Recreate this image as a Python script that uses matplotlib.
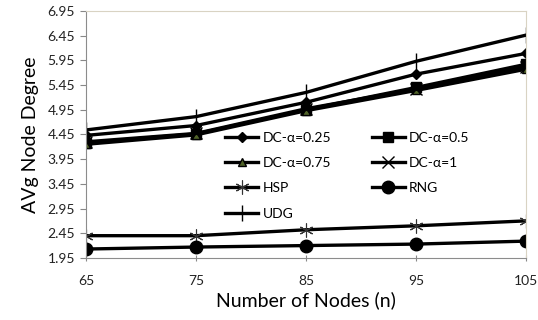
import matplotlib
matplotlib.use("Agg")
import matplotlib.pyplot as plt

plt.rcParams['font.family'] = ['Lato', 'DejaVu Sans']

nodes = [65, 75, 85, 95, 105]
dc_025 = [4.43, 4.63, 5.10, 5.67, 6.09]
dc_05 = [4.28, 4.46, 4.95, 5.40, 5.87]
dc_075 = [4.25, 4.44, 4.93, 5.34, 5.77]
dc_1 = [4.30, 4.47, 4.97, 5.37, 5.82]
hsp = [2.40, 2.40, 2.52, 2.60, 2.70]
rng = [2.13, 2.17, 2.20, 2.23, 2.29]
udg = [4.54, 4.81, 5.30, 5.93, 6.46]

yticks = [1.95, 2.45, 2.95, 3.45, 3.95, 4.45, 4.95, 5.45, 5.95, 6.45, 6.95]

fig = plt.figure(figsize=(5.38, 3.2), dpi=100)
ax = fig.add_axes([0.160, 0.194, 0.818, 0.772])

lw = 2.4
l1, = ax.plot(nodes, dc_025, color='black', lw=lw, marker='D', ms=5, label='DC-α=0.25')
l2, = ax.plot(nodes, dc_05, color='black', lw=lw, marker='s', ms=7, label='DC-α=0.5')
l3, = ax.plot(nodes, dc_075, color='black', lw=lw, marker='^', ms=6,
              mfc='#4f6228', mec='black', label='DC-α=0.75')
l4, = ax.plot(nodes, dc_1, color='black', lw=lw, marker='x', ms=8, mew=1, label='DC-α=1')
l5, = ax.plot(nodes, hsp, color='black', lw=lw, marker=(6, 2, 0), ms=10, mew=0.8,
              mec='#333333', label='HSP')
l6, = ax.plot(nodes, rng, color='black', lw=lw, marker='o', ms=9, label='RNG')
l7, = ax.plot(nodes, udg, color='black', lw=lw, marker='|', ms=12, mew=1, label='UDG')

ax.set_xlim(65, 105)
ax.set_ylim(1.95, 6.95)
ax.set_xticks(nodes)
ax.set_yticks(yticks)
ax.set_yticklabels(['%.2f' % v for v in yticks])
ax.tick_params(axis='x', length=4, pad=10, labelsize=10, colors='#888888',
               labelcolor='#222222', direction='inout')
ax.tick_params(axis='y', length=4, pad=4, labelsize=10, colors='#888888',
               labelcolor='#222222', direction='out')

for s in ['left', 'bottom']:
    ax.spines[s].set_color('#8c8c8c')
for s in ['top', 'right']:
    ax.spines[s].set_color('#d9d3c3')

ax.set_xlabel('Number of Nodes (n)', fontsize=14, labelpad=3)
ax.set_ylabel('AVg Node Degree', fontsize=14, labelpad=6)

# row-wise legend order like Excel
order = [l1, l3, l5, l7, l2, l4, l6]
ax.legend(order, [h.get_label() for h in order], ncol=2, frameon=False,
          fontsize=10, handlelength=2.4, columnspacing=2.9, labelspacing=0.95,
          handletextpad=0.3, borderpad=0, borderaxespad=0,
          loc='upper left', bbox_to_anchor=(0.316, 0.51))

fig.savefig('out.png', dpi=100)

^^^^^^^^^^^^^^^^

REQUIRED TASK:
Go through the listing above and write it all out exactly, leaving out any picture.

THE RESULT:
Recreate this image as a Python script that uses matplotlib.
import matplotlib
matplotlib.use("Agg")
import matplotlib.pyplot as plt

plt.rcParams['font.family'] = ['Lato', 'DejaVu Sans']

nodes = [65, 75, 85, 95, 105]
dc_025 = [4.43, 4.63, 5.10, 5.67, 6.09]
dc_05 = [4.28, 4.46, 4.95, 5.40, 5.87]
dc_075 = [4.25, 4.44, 4.93, 5.34, 5.77]
dc_1 = [4.30, 4.47, 4.97, 5.37, 5.82]
hsp = [2.40, 2.40, 2.52, 2.60, 2.70]
rng = [2.13, 2.17, 2.20, 2.23, 2.29]
udg = [4.54, 4.81, 5.30, 5.93, 6.46]

yticks = [1.95, 2.45, 2.95, 3.45, 3.95, 4.45, 4.95, 5.45, 5.95, 6.45, 6.95]

fig = plt.figure(figsize=(5.38, 3.2), dpi=100)
ax = fig.add_axes([0.160, 0.194, 0.818, 0.772])

lw = 2.4
l1, = ax.plot(nodes, dc_025, color='black', lw=lw, marker='D', ms=5, label='DC-α=0.25')
l2, = ax.plot(nodes, dc_05, color='black', lw=lw, marker='s', ms=7, label='DC-α=0.5')
l3, = ax.plot(nodes, dc_075, color='black', lw=lw, marker='^', ms=6,
              mfc='#4f6228', mec='black', label='DC-α=0.75')
l4, = ax.plot(nodes, dc_1, color='black', lw=lw, marker='x', ms=8, mew=1, label='DC-α=1')
l5, = ax.plot(nodes, hsp, color='black', lw=lw, marker=(6, 2, 0), ms=10, mew=0.8,
              mec='#333333', label='HSP')
l6, = ax.plot(nodes, rng, color='black', lw=lw, marker='o', ms=9, label='RNG')
l7, = ax.plot(nodes, udg, color='black', lw=lw, marker='|', ms=12, mew=1, label='UDG')

ax.set_xlim(65, 105)
ax.set_ylim(1.95, 6.95)
ax.set_xticks(nodes)
ax.set_yticks(yticks)
ax.set_yticklabels(['%.2f' % v for v in yticks])
ax.tick_params(axis='x', length=4, pad=10, labelsize=10, colors='#888888',
               labelcolor='#222222', direction='inout')
ax.tick_params(axis='y', length=4, pad=4, labelsize=10, colors='#888888',
               labelcolor='#222222', direction='out')

for s in ['left', 'bottom']:
    ax.spines[s].set_color('#8c8c8c')
for s in ['top', 'right']:
    ax.spines[s].set_color('#d9d3c3')

ax.set_xlabel('Number of Nodes (n)', fontsize=14, labelpad=3)
ax.set_ylabel('AVg Node Degree', fontsize=14, labelpad=6)

# row-wise legend order like Excel
order = [l1, l3, l5, l7, l2, l4, l6]
ax.legend(order, [h.get_label() for h in order], ncol=2, frameon=False,
          fontsize=10, handlelength=2.4, columnspacing=2.9, labelspacing=0.95,
          handletextpad=0.3, borderpad=0, borderaxespad=0,
          loc='upper left', bbox_to_anchor=(0.316, 0.51))

fig.savefig('out.png', dpi=100)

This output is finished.